* [Stated goal] Hand back each line, unchanged, from the top down to the line where "from matplotlib.ticker import FixedLocator" sits.

::: Given data :::

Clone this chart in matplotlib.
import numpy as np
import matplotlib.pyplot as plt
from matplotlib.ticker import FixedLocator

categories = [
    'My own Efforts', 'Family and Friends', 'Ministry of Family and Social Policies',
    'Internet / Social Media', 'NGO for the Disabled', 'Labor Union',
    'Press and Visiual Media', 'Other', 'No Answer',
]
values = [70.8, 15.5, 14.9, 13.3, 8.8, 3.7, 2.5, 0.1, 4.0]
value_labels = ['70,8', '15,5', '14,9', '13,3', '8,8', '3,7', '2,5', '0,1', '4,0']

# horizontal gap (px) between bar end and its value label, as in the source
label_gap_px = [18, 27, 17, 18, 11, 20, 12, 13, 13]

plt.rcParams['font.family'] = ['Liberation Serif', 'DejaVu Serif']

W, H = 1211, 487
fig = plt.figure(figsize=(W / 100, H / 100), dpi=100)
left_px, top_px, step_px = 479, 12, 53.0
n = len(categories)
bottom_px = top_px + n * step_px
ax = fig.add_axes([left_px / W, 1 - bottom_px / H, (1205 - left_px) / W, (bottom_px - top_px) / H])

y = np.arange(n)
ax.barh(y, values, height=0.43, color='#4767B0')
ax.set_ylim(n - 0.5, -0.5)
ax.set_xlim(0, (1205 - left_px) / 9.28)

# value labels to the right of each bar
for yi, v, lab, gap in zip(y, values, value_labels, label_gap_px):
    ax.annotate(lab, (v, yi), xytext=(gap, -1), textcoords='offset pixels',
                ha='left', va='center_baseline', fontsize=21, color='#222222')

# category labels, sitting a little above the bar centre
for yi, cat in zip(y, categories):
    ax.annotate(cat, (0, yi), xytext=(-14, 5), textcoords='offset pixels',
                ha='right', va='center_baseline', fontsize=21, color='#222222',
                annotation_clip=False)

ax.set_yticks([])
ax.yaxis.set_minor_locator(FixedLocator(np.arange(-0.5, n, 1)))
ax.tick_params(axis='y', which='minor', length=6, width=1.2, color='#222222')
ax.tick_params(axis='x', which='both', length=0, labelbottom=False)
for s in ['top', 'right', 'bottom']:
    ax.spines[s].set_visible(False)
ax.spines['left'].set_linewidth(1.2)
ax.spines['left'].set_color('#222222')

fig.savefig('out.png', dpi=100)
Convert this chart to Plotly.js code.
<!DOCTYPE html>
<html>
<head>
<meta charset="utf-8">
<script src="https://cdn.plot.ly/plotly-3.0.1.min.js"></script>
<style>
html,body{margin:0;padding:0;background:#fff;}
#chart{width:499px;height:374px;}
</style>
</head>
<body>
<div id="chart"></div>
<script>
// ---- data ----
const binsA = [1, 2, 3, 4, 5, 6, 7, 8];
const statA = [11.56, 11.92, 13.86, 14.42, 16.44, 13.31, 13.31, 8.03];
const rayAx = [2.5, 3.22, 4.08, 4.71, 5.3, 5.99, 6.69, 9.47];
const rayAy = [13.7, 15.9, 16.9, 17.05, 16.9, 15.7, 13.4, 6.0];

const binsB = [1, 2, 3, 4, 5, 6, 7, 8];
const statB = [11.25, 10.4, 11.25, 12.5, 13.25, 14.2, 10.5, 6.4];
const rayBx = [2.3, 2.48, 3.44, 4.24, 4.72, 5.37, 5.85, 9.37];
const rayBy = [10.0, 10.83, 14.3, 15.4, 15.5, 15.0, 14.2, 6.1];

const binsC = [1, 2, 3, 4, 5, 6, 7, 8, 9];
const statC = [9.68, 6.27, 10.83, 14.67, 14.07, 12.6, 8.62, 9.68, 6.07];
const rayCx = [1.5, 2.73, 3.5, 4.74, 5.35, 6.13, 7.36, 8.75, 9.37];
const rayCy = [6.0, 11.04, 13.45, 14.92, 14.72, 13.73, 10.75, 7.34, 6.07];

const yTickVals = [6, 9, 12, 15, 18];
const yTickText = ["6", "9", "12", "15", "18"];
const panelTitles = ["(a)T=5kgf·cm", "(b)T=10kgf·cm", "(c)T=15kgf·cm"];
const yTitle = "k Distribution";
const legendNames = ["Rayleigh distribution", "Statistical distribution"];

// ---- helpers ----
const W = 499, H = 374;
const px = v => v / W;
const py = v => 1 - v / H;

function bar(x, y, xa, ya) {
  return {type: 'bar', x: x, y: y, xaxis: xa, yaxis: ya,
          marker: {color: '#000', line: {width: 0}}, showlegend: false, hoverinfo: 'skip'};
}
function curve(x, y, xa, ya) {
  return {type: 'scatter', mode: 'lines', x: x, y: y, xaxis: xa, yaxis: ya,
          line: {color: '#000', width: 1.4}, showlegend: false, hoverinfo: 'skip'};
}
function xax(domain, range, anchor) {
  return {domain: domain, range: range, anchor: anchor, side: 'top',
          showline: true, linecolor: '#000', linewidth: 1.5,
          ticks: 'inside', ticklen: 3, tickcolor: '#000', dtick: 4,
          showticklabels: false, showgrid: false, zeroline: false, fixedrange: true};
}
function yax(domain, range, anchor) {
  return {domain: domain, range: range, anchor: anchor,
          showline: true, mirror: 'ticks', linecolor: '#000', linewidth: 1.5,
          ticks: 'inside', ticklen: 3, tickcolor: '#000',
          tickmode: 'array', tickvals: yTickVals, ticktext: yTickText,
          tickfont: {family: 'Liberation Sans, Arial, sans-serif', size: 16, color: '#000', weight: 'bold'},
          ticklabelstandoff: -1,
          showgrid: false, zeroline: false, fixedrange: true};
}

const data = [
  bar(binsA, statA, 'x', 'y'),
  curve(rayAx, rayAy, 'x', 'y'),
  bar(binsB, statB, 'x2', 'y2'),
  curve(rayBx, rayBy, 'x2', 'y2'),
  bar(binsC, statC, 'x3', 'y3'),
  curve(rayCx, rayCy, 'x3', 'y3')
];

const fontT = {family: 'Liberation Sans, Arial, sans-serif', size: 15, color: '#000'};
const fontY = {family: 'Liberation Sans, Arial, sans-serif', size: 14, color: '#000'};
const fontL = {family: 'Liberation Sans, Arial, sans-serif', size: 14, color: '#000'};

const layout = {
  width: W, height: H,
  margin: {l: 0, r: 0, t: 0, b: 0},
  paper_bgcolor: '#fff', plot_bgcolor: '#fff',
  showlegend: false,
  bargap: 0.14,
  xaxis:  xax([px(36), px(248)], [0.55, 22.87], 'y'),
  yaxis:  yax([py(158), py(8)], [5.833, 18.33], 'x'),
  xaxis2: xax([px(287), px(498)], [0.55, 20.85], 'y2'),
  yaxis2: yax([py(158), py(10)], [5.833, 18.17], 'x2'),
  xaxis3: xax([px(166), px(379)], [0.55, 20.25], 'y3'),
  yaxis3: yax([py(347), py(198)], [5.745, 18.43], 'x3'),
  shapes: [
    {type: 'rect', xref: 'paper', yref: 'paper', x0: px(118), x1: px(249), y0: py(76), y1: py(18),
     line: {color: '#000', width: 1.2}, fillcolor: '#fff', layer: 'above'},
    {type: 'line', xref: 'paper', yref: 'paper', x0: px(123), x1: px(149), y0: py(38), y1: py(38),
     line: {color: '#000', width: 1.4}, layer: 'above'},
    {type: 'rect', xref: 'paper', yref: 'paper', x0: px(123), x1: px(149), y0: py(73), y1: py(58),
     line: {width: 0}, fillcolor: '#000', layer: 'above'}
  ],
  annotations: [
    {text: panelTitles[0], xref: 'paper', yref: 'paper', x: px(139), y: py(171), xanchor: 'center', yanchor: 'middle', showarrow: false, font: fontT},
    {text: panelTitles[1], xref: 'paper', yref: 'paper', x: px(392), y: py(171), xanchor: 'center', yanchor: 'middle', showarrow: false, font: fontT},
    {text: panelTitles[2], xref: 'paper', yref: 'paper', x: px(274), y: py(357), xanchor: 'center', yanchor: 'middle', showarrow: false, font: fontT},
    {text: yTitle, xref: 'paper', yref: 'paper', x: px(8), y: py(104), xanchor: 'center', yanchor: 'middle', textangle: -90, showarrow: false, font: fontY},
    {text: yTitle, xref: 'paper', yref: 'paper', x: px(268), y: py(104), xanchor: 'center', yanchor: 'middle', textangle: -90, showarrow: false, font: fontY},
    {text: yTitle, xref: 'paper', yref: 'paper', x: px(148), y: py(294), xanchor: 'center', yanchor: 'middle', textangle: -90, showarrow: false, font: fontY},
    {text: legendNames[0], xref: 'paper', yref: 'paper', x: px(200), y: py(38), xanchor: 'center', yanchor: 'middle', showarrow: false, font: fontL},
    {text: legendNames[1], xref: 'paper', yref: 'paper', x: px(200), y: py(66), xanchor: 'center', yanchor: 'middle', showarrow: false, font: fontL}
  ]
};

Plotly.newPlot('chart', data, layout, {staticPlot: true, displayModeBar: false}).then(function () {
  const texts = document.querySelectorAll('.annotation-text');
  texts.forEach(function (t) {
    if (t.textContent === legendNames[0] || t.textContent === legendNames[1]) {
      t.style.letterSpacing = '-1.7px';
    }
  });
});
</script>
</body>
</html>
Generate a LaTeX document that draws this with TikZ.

:::

* [Result for this exercise]
Clone this chart in matplotlib.
import numpy as np
import matplotlib.pyplot as plt
from matplotlib.ticker import FixedLocator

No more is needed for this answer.